I would get two, keep them in separate cages next to one another for a few months and work each one of them individually.

You can always give them supervised out of cage time together so they can have "play-dates" until they are tamed enough to house together. *


----------



## WendyBob (Dec 7, 2014)

Thank you for your advice I think i will get one and then another when its tame. I cant wait, tomorrow morning I will have my new baby. I will post pics


----------



## Impeckable (May 11, 2013)

WendyBob said:


> Thank you for your advice I think i will get one and then another when its tame. I cant wait, tomorrow morning I will have my new baby. I will post pics


We are all looking forward to seeing the photo's of your new baby, if in the future you decide to get another baby please don't forget the quarantine period, this will help safeguard both birds, it will also give you and your new baby time to bond with no distractions, I bet you're really excited, where are you getting your new baby from ?
Pete


----------



## FaeryBee (May 9, 2011)

*I'll be looking forward to seeing pictures of your new baby budgie when you have him home and all settled in. *


----------



## WendyBob (Dec 7, 2014)

Disinfected everthing today and got it all ready. I was quite sad and excited at the same time, strange feeling. I will definately post you all some pictures. I know someone who has an avary who is letting me have one of the babies, as I want to know to know where he has come from this time. I dont want to risk going back to the pet shop I got Bob from and it dying young.
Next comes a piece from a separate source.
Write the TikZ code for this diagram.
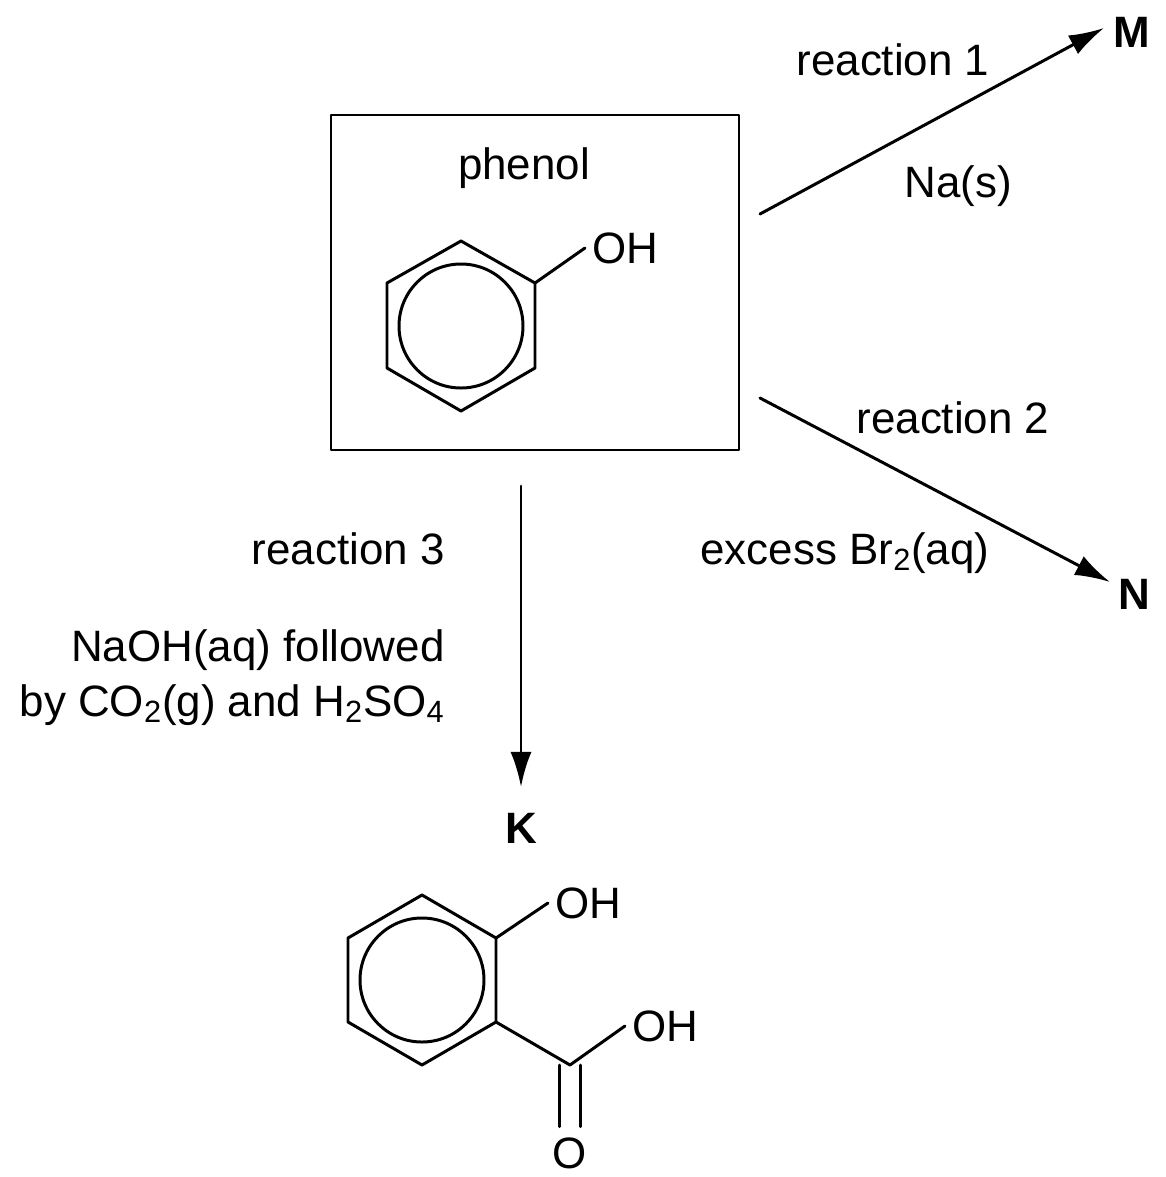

I cant wait to start the taming process again but this time i know what to expect haha


----------



## LynandIndigo (Jan 21, 2012)

Dont be scared I know you are sad from losing your other budgie but you never forget them I am sure your other budgie would of approved of your new friend..
We look forward to seeing some photos of your new baby...
I always buy a budgie from a breeder as you get to see how clean the aviary is and you also get to chose the colour of the bird you want... You will have a lot of fun getting to know your new budgie I am sure you will bond with him in no time...I am really happy for you.


----------